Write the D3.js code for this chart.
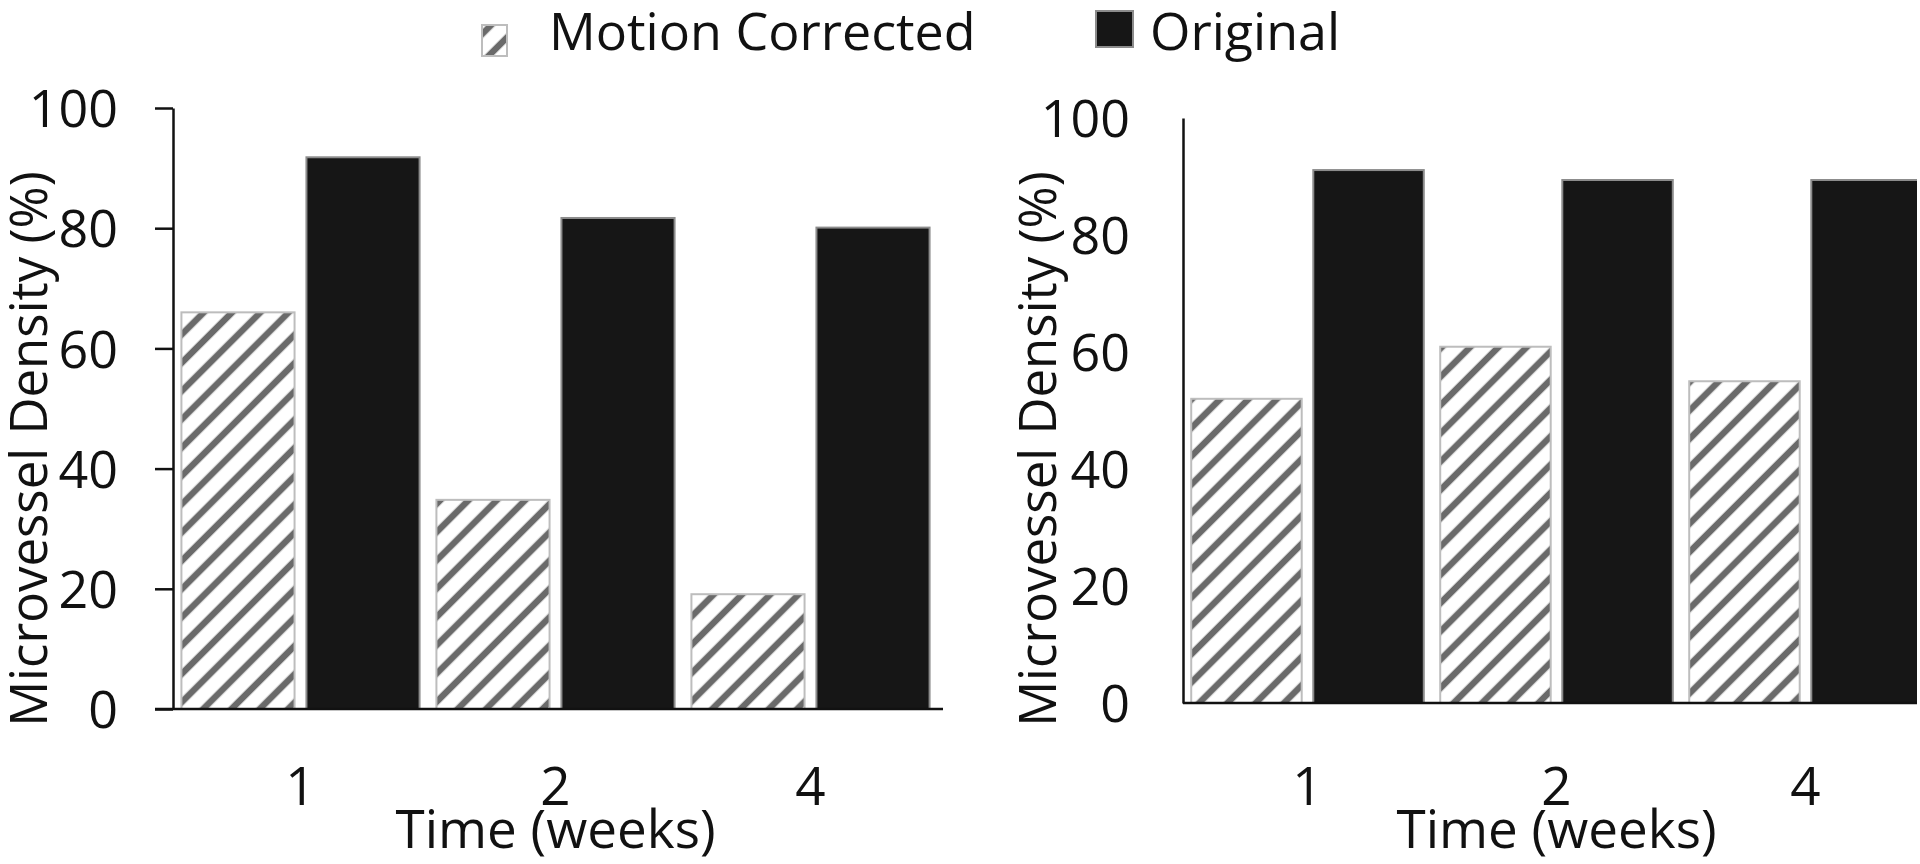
<!DOCTYPE html>
<html>
<head>
<meta charset="utf-8">
<script src="https://cdn.jsdelivr.net/npm/d3@7"></script>
<style>
body { margin: 0; background: #fff; }
svg { display: block; font-family: "Open Sans", sans-serif; }
</style>
</head>
<body>
<div class="chart-div"></div>
<script>
var weeks = ["1", "2", "4"];
var series = ["Motion Corrected", "Original"];
var yTicks = [0, 20, 40, 60, 80, 100];
// left panel
var leftMotion = [66.0, 34.8, 19.1];
var leftOriginal = [91.8, 81.7, 80.1];
// right panel
var rightMotion = [52.0, 60.9, 55.0];
var rightOriginal = [91.1, 89.4, 89.4];

var width = 1920, height = 864;

var svg = d3.select(".chart-div")
    .append("svg")
        .attr("width", width)
        .attr("height", height);

var defs = svg.append("defs");
//diagonal hatch used for the motion corrected bars
var hatch = defs.append("pattern")
    .attr("id", "hatch")
    .attr("patternUnits", "userSpaceOnUse")
    .attr("width", 20)
    .attr("height", 20)
    .attr("patternTransform", "rotate(45)");
hatch.append("rect")
    .attr("width", 20)
    .attr("height", 20)
    .attr("fill", "#fff");
hatch.append("line")
    .attr("x1", 5).attr("y1", 0)
    .attr("x2", 5).attr("y2", 20)
    .attr("stroke", "#6a6a6a")
    .attr("stroke-width", 6.5);

//the figure is cut off on the right side
defs.append("clipPath")
    .attr("id", "crop")
    .append("rect")
        .attr("x", 0).attr("y", 0)
        .attr("width", 1917).attr("height", height);

var fills = {"Motion Corrected": "url(#hatch)", "Original": "#161616"};
var strokes = {"Motion Corrected": "#bdbdbd", "Original": "#8c8c8c"};

var panels = [
    {x0: 173, x1: 938, y0: 709, y1: 108, tickLen: 18, labelRight: 118, titleX: 29,
     motion: leftMotion, original: leftOriginal},
    {x0: 1183, x1: 1930, y0: 703, y1: 118, tickLen: 0, labelRight: 1130, titleX: 1038,
     motion: rightMotion, original: rightOriginal}
];

var root = svg.append("g").attr("clip-path", "url(#crop)");
panels.forEach(function(p) { drawPanel(root, p); });
drawLegend(svg);

function drawPanel(g, p) {
    var x = d3.scaleBand()
        .domain(weeks)
        .range([p.x0, p.x1])
        .paddingInner(0.066)
        .paddingOuter(0.033);
    var xs = d3.scaleBand()
        .domain(series)
        .range([0, x.bandwidth()])
        .paddingInner(0.095);
    var y = d3.scaleLinear()
        .domain([0, 100])
        .range([p.y0, p.y1]);

    var rows = [];
    weeks.forEach(function(w, i) {
        rows.push({week: w, key: "Motion Corrected", value: p.motion[i]});
        rows.push({week: w, key: "Original", value: p.original[i]});
    });

    g.append("g").selectAll("rect")
        .data(rows)
        .enter().append("rect")
            .attr("x", function(d) { return x(d.week) + xs(d.key); })
            .attr("y", function(d) { return y(d.value); })
            .attr("width", xs.bandwidth())
            .attr("height", function(d) { return y(0) - y(d.value); })
            .attr("fill", function(d) { return fills[d.key]; })
            .attr("stroke", function(d) { return strokes[d.key]; })
            .attr("stroke-width", 2);

    //y axis
    var yAxis = g.append("g")
        .attr("transform", "translate(" + p.x0 + ",0)")
        .call(d3.axisLeft(y)
            .tickValues(yTicks)
            .tickSize(p.tickLen)
            .tickSizeOuter(0)
            .tickPadding(p.x0 - p.tickLen - p.labelRight));
    yAxis.select(".domain").attr("stroke", "#111").attr("stroke-width", 2.5);
    yAxis.selectAll(".tick line").attr("stroke", "#111").attr("stroke-width", 2.5);
    yAxis.selectAll("text")
        .attr("font-size", "52px")
        .attr("font-family", "Open Sans")
        .attr("fill", "#111")
        .attr("dy", "0.36em");

    //x axis: labels only, plus a base line
    var xAxis = g.append("g")
        .attr("transform", "translate(0," + p.y0 + ")")
        .call(d3.axisBottom(x).tickSize(0));
    xAxis.select(".domain").remove();
    xAxis.selectAll("text")
        .attr("font-size", "53px")
        .attr("font-family", "Open Sans")
        .attr("fill", "#111")
        .attr("dy", null)
        .attr("y", 805 - p.y0);

    g.append("line")
        .attr("x1", p.x0 - p.tickLen)
        .attr("x2", p.x1 + 5)
        .attr("y1", y(0))
        .attr("y2", y(0))
        .attr("stroke", "#111")
        .attr("stroke-width", 2.5);

    g.append("text")
        .attr("x", (p.x0 + p.x1) / 2)
        .attr("y", 848)
        .attr("text-anchor", "middle")
        .attr("font-size", "53px")
        .attr("fill", "#111")
        .text("Time (weeks)");

    g.append("text")
        .attr("transform", "translate(" + p.titleX + ",449) rotate(-90)")
        .attr("dy", "0.36em")
        .attr("text-anchor", "middle")
        .attr("font-size", "51px")
        .attr("fill", "#111")
        .text("Microvessel Density (%)");
}

function drawLegend(svg) {
    var items = [
        {key: "Motion Corrected", x: 482, y: 25, w: 25, h: 31, tx: 549},
        {key: "Original", x: 1096, y: 11, w: 37, h: 36, tx: 1150}
    ];
    var lg = svg.append("g").selectAll("g")
        .data(items)
        .enter().append("g");
    lg.append("rect")
        .attr("x", function(d) { return d.x; })
        .attr("y", function(d) { return d.y; })
        .attr("width", function(d) { return d.w; })
        .attr("height", function(d) { return d.h; })
        .attr("fill", function(d) { return fills[d.key]; })
        .attr("stroke", function(d) { return strokes[d.key]; })
        .attr("stroke-width", 2);
    lg.append("text")
        .attr("x", function(d) { return d.tx; })
        .attr("y", 50)
        .attr("font-size", "52px")
        .attr("fill", "#111")
        .text(function(d) { return d.key; });
}
</script>
</body>
</html>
+ + + + + + +
DO THIS:
Copy all the data exactly as written, but skip any picture.

SOLUTION FOR THIS TASK:
Write the D3.js code for this chart.
<!DOCTYPE html>
<html>
<head>
<meta charset="utf-8">
<script src="https://cdn.jsdelivr.net/npm/d3@7"></script>
<style>
body { margin: 0; background: #fff; }
svg { display: block; font-family: "Open Sans", sans-serif; }
</style>
</head>
<body>
<div class="chart-div"></div>
<script>
var weeks = ["1", "2", "4"];
var series = ["Motion Corrected", "Original"];
var yTicks = [0, 20, 40, 60, 80, 100];
// left panel
var leftMotion = [66.0, 34.8, 19.1];
var leftOriginal = [91.8, 81.7, 80.1];
// right panel
var rightMotion = [52.0, 60.9, 55.0];
var rightOriginal = [91.1, 89.4, 89.4];

var width = 1920, height = 864;

var svg = d3.select(".chart-div")
    .append("svg")
        .attr("width", width)
        .attr("height", height);

var defs = svg.append("defs");
//diagonal hatch used for the motion corrected bars
var hatch = defs.append("pattern")
    .attr("id", "hatch")
    .attr("patternUnits", "userSpaceOnUse")
    .attr("width", 20)
    .attr("height", 20)
    .attr("patternTransform", "rotate(45)");
hatch.append("rect")
    .attr("width", 20)
    .attr("height", 20)
    .attr("fill", "#fff");
hatch.append("line")
    .attr("x1", 5).attr("y1", 0)
    .attr("x2", 5).attr("y2", 20)
    .attr("stroke", "#6a6a6a")
    .attr("stroke-width", 6.5);

//the figure is cut off on the right side
defs.append("clipPath")
    .attr("id", "crop")
    .append("rect")
        .attr("x", 0).attr("y", 0)
        .attr("width", 1917).attr("height", height);

var fills = {"Motion Corrected": "url(#hatch)", "Original": "#161616"};
var strokes = {"Motion Corrected": "#bdbdbd", "Original": "#8c8c8c"};

var panels = [
    {x0: 173, x1: 938, y0: 709, y1: 108, tickLen: 18, labelRight: 118, titleX: 29,
     motion: leftMotion, original: leftOriginal},
    {x0: 1183, x1: 1930, y0: 703, y1: 118, tickLen: 0, labelRight: 1130, titleX: 1038,
     motion: rightMotion, original: rightOriginal}
];

var root = svg.append("g").attr("clip-path", "url(#crop)");
panels.forEach(function(p) { drawPanel(root, p); });
drawLegend(svg);

function drawPanel(g, p) {
    var x = d3.scaleBand()
        .domain(weeks)
        .range([p.x0, p.x1])
        .paddingInner(0.066)
        .paddingOuter(0.033);
    var xs = d3.scaleBand()
        .domain(series)
        .range([0, x.bandwidth()])
        .paddingInner(0.095);
    var y = d3.scaleLinear()
        .domain([0, 100])
        .range([p.y0, p.y1]);

    var rows = [];
    weeks.forEach(function(w, i) {
        rows.push({week: w, key: "Motion Corrected", value: p.motion[i]});
        rows.push({week: w, key: "Original", value: p.original[i]});
    });

    g.append("g").selectAll("rect")
        .data(rows)
        .enter().append("rect")
            .attr("x", function(d) { return x(d.week) + xs(d.key); })
            .attr("y", function(d) { return y(d.value); })
            .attr("width", xs.bandwidth())
            .attr("height", function(d) { return y(0) - y(d.value); })
            .attr("fill", function(d) { return fills[d.key]; })
            .attr("stroke", function(d) { return strokes[d.key]; })
            .attr("stroke-width", 2);

    //y axis
    var yAxis = g.append("g")
        .attr("transform", "translate(" + p.x0 + ",0)")
        .call(d3.axisLeft(y)
            .tickValues(yTicks)
            .tickSize(p.tickLen)
            .tickSizeOuter(0)
            .tickPadding(p.x0 - p.tickLen - p.labelRight));
    yAxis.select(".domain").attr("stroke", "#111").attr("stroke-width", 2.5);
    yAxis.selectAll(".tick line").attr("stroke", "#111").attr("stroke-width", 2.5);
    yAxis.selectAll("text")
        .attr("font-size", "52px")
        .attr("font-family", "Open Sans")
        .attr("fill", "#111")
        .attr("dy", "0.36em");

    //x axis: labels only, plus a base line
    var xAxis = g.append("g")
        .attr("transform", "translate(0," + p.y0 + ")")
        .call(d3.axisBottom(x).tickSize(0));
    xAxis.select(".domain").remove();
    xAxis.selectAll("text")
        .attr("font-size", "53px")
        .attr("font-family", "Open Sans")
        .attr("fill", "#111")
        .attr("dy", null)
        .attr("y", 805 - p.y0);

    g.append("line")
        .attr("x1", p.x0 - p.tickLen)
        .attr("x2", p.x1 + 5)
        .attr("y1", y(0))
        .attr("y2", y(0))
        .attr("stroke", "#111")
        .attr("stroke-width", 2.5);

    g.append("text")
        .attr("x", (p.x0 + p.x1) / 2)
        .attr("y", 848)
        .attr("text-anchor", "middle")
        .attr("font-size", "53px")
        .attr("fill", "#111")
        .text("Time (weeks)");

    g.append("text")
        .attr("transform", "translate(" + p.titleX + ",449) rotate(-90)")
        .attr("dy", "0.36em")
        .attr("text-anchor", "middle")
        .attr("font-size", "51px")
        .attr("fill", "#111")
        .text("Microvessel Density (%)");
}

function drawLegend(svg) {
    var items = [
        {key: "Motion Corrected", x: 482, y: 25, w: 25, h: 31, tx: 549},
        {key: "Original", x: 1096, y: 11, w: 37, h: 36, tx: 1150}
    ];
    var lg = svg.append("g").selectAll("g")
        .data(items)
        .enter().append("g");
    lg.append("rect")
        .attr("x", function(d) { return d.x; })
        .attr("y", function(d) { return d.y; })
        .attr("width", function(d) { return d.w; })
        .attr("height", function(d) { return d.h; })
        .attr("fill", function(d) { return fills[d.key]; })
        .attr("stroke", function(d) { return strokes[d.key]; })
        .attr("stroke-width", 2);
    lg.append("text")
        .attr("x", function(d) { return d.tx; })
        .attr("y", 50)
        .attr("font-size", "52px")
        .attr("fill", "#111")
        .text(function(d) { return d.key; });
}
</script>
</body>
</html>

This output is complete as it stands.